*What you have to do:*
Give the listing again exactly, omitting its images.
══════
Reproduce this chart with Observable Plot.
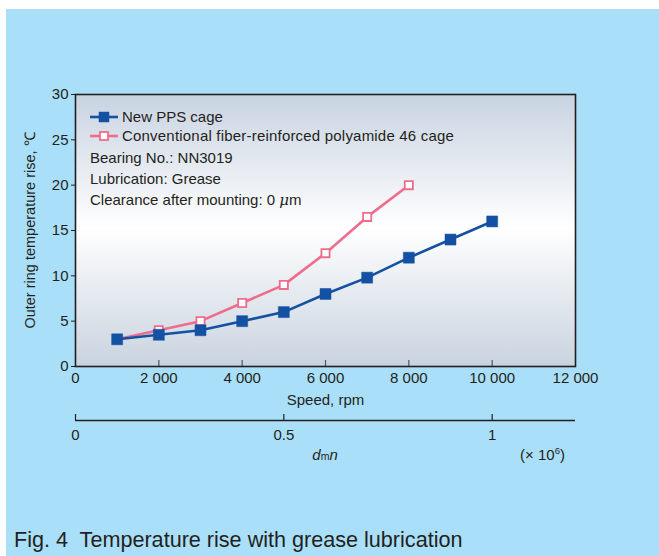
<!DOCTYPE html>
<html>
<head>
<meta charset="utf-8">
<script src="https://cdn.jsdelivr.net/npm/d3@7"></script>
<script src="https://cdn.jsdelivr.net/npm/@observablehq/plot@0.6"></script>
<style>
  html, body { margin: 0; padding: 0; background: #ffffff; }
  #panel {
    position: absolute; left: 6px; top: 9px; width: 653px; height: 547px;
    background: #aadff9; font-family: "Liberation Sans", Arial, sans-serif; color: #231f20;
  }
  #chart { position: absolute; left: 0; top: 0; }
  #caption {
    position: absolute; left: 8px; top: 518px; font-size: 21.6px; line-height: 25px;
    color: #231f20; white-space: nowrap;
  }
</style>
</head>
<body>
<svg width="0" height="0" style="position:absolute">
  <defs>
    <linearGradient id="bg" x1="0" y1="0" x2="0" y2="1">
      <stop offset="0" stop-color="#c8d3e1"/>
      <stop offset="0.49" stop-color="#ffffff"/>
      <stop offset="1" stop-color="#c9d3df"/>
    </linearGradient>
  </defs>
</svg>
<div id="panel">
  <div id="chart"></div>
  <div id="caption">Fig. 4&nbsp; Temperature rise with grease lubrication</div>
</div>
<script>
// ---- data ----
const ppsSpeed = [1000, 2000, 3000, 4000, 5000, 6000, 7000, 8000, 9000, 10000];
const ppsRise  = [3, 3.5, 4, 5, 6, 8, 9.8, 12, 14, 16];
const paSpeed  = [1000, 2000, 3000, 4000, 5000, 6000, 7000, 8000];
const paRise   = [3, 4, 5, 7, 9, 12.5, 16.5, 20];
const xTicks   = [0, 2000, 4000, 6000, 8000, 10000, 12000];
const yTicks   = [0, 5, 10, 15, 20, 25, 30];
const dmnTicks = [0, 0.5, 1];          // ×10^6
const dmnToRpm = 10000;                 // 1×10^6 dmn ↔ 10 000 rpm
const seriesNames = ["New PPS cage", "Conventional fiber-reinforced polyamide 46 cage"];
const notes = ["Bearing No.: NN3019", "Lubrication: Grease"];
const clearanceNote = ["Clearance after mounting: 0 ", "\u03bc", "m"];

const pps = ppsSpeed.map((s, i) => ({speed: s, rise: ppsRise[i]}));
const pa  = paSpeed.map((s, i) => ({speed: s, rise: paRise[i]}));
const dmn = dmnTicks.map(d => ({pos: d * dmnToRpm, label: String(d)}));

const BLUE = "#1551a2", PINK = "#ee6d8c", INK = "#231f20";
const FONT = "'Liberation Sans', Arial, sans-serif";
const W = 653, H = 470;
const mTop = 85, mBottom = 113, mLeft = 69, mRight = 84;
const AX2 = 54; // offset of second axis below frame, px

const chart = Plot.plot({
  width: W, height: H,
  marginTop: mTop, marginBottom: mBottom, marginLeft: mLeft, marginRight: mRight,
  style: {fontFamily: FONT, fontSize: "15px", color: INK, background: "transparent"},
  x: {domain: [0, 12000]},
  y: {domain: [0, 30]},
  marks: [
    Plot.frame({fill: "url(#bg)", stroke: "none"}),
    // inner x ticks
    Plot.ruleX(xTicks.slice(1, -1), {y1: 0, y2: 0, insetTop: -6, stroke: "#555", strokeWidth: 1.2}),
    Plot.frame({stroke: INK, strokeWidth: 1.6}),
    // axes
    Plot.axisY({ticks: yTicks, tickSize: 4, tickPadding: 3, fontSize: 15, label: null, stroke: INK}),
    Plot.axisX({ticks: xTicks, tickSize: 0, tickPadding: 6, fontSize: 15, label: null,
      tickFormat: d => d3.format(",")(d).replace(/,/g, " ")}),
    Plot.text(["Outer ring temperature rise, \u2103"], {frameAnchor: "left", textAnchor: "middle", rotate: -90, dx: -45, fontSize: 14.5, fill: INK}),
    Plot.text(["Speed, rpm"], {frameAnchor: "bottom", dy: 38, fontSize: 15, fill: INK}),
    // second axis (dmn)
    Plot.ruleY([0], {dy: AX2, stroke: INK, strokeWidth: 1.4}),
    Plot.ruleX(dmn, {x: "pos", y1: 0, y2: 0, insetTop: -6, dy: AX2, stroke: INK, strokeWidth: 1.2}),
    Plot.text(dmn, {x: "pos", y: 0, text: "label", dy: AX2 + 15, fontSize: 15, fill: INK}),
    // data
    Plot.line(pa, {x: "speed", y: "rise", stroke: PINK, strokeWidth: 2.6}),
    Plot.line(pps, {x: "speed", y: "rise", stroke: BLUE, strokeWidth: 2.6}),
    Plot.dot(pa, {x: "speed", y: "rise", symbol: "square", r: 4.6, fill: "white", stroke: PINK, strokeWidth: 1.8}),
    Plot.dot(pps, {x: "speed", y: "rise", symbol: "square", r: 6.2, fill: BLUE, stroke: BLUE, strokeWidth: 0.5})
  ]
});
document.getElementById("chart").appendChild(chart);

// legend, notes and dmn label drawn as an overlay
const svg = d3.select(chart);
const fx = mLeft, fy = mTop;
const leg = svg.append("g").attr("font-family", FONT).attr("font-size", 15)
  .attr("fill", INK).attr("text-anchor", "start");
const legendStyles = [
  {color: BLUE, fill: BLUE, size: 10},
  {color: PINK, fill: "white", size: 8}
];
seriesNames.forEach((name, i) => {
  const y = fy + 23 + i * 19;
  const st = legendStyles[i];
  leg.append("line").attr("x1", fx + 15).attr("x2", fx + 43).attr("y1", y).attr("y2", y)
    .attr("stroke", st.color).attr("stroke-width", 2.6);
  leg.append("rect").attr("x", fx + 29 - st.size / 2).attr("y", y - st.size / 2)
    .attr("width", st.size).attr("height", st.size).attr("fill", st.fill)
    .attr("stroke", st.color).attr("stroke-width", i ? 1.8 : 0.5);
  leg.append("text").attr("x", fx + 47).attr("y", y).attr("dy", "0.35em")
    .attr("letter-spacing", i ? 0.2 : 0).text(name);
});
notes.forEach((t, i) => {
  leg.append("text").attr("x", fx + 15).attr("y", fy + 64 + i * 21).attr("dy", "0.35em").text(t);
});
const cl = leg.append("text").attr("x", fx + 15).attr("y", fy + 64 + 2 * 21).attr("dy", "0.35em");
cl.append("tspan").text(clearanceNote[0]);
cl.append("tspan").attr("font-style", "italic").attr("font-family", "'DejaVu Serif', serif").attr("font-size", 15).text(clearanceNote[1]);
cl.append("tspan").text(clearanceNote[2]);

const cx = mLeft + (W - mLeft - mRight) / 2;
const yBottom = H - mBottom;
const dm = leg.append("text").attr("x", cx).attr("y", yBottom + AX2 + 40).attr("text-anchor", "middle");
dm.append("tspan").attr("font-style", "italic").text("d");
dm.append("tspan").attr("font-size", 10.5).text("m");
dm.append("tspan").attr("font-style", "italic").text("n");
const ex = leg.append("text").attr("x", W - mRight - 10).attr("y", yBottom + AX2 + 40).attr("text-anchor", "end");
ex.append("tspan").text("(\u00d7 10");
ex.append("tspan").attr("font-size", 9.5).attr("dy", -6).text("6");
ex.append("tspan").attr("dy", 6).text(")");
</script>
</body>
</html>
══════
*Finished exercise:*
Reproduce this chart with Observable Plot.
<!DOCTYPE html>
<html>
<head>
<meta charset="utf-8">
<script src="https://cdn.jsdelivr.net/npm/d3@7"></script>
<script src="https://cdn.jsdelivr.net/npm/@observablehq/plot@0.6"></script>
<style>
  html, body { margin: 0; padding: 0; background: #ffffff; }
  #panel {
    position: absolute; left: 6px; top: 9px; width: 653px; height: 547px;
    background: #aadff9; font-family: "Liberation Sans", Arial, sans-serif; color: #231f20;
  }
  #chart { position: absolute; left: 0; top: 0; }
  #caption {
    position: absolute; left: 8px; top: 518px; font-size: 21.6px; line-height: 25px;
    color: #231f20; white-space: nowrap;
  }
</style>
</head>
<body>
<svg width="0" height="0" style="position:absolute">
  <defs>
    <linearGradient id="bg" x1="0" y1="0" x2="0" y2="1">
      <stop offset="0" stop-color="#c8d3e1"/>
      <stop offset="0.49" stop-color="#ffffff"/>
      <stop offset="1" stop-color="#c9d3df"/>
    </linearGradient>
  </defs>
</svg>
<div id="panel">
  <div id="chart"></div>
  <div id="caption">Fig. 4&nbsp; Temperature rise with grease lubrication</div>
</div>
<script>
// ---- data ----
const ppsSpeed = [1000, 2000, 3000, 4000, 5000, 6000, 7000, 8000, 9000, 10000];
const ppsRise  = [3, 3.5, 4, 5, 6, 8, 9.8, 12, 14, 16];
const paSpeed  = [1000, 2000, 3000, 4000, 5000, 6000, 7000, 8000];
const paRise   = [3, 4, 5, 7, 9, 12.5, 16.5, 20];
const xTicks   = [0, 2000, 4000, 6000, 8000, 10000, 12000];
const yTicks   = [0, 5, 10, 15, 20, 25, 30];
const dmnTicks = [0, 0.5, 1];          // ×10^6
const dmnToRpm = 10000;                 // 1×10^6 dmn ↔ 10 000 rpm
const seriesNames = ["New PPS cage", "Conventional fiber-reinforced polyamide 46 cage"];
const notes = ["Bearing No.: NN3019", "Lubrication: Grease"];
const clearanceNote = ["Clearance after mounting: 0 ", "\u03bc", "m"];

const pps = ppsSpeed.map((s, i) => ({speed: s, rise: ppsRise[i]}));
const pa  = paSpeed.map((s, i) => ({speed: s, rise: paRise[i]}));
const dmn = dmnTicks.map(d => ({pos: d * dmnToRpm, label: String(d)}));

const BLUE = "#1551a2", PINK = "#ee6d8c", INK = "#231f20";
const FONT = "'Liberation Sans', Arial, sans-serif";
const W = 653, H = 470;
const mTop = 85, mBottom = 113, mLeft = 69, mRight = 84;
const AX2 = 54; // offset of second axis below frame, px

const chart = Plot.plot({
  width: W, height: H,
  marginTop: mTop, marginBottom: mBottom, marginLeft: mLeft, marginRight: mRight,
  style: {fontFamily: FONT, fontSize: "15px", color: INK, background: "transparent"},
  x: {domain: [0, 12000]},
  y: {domain: [0, 30]},
  marks: [
    Plot.frame({fill: "url(#bg)", stroke: "none"}),
    // inner x ticks
    Plot.ruleX(xTicks.slice(1, -1), {y1: 0, y2: 0, insetTop: -6, stroke: "#555", strokeWidth: 1.2}),
    Plot.frame({stroke: INK, strokeWidth: 1.6}),
    // axes
    Plot.axisY({ticks: yTicks, tickSize: 4, tickPadding: 3, fontSize: 15, label: null, stroke: INK}),
    Plot.axisX({ticks: xTicks, tickSize: 0, tickPadding: 6, fontSize: 15, label: null,
      tickFormat: d => d3.format(",")(d).replace(/,/g, " ")}),
    Plot.text(["Outer ring temperature rise, \u2103"], {frameAnchor: "left", textAnchor: "middle", rotate: -90, dx: -45, fontSize: 14.5, fill: INK}),
    Plot.text(["Speed, rpm"], {frameAnchor: "bottom", dy: 38, fontSize: 15, fill: INK}),
    // second axis (dmn)
    Plot.ruleY([0], {dy: AX2, stroke: INK, strokeWidth: 1.4}),
    Plot.ruleX(dmn, {x: "pos", y1: 0, y2: 0, insetTop: -6, dy: AX2, stroke: INK, strokeWidth: 1.2}),
    Plot.text(dmn, {x: "pos", y: 0, text: "label", dy: AX2 + 15, fontSize: 15, fill: INK}),
    // data
    Plot.line(pa, {x: "speed", y: "rise", stroke: PINK, strokeWidth: 2.6}),
    Plot.line(pps, {x: "speed", y: "rise", stroke: BLUE, strokeWidth: 2.6}),
    Plot.dot(pa, {x: "speed", y: "rise", symbol: "square", r: 4.6, fill: "white", stroke: PINK, strokeWidth: 1.8}),
    Plot.dot(pps, {x: "speed", y: "rise", symbol: "square", r: 6.2, fill: BLUE, stroke: BLUE, strokeWidth: 0.5})
  ]
});
document.getElementById("chart").appendChild(chart);

// legend, notes and dmn label drawn as an overlay
const svg = d3.select(chart);
const fx = mLeft, fy = mTop;
const leg = svg.append("g").attr("font-family", FONT).attr("font-size", 15)
  .attr("fill", INK).attr("text-anchor", "start");
const legendStyles = [
  {color: BLUE, fill: BLUE, size: 10},
  {color: PINK, fill: "white", size: 8}
];
seriesNames.forEach((name, i) => {
  const y = fy + 23 + i * 19;
  const st = legendStyles[i];
  leg.append("line").attr("x1", fx + 15).attr("x2", fx + 43).attr("y1", y).attr("y2", y)
    .attr("stroke", st.color).attr("stroke-width", 2.6);
  leg.append("rect").attr("x", fx + 29 - st.size / 2).attr("y", y - st.size / 2)
    .attr("width", st.size).attr("height", st.size).attr("fill", st.fill)
    .attr("stroke", st.color).attr("stroke-width", i ? 1.8 : 0.5);
  leg.append("text").attr("x", fx + 47).attr("y", y).attr("dy", "0.35em")
    .attr("letter-spacing", i ? 0.2 : 0).text(name);
});
notes.forEach((t, i) => {
  leg.append("text").attr("x", fx + 15).attr("y", fy + 64 + i * 21).attr("dy", "0.35em").text(t);
});
const cl = leg.append("text").attr("x", fx + 15).attr("y", fy + 64 + 2 * 21).attr("dy", "0.35em");
cl.append("tspan").text(clearanceNote[0]);
cl.append("tspan").attr("font-style", "italic").attr("font-family", "'DejaVu Serif', serif").attr("font-size", 15).text(clearanceNote[1]);
cl.append("tspan").text(clearanceNote[2]);

const cx = mLeft + (W - mLeft - mRight) / 2;
const yBottom = H - mBottom;
const dm = leg.append("text").attr("x", cx).attr("y", yBottom + AX2 + 40).attr("text-anchor", "middle");
dm.append("tspan").attr("font-style", "italic").text("d");
dm.append("tspan").attr("font-size", 10.5).text("m");
dm.append("tspan").attr("font-style", "italic").text("n");
const ex = leg.append("text").attr("x", W - mRight - 10).attr("y", yBottom + AX2 + 40).attr("text-anchor", "end");
ex.append("tspan").text("(\u00d7 10");
ex.append("tspan").attr("font-size", 9.5).attr("dy", -6).text("6");
ex.append("tspan").attr("dy", 6).text(")");
</script>
</body>
</html>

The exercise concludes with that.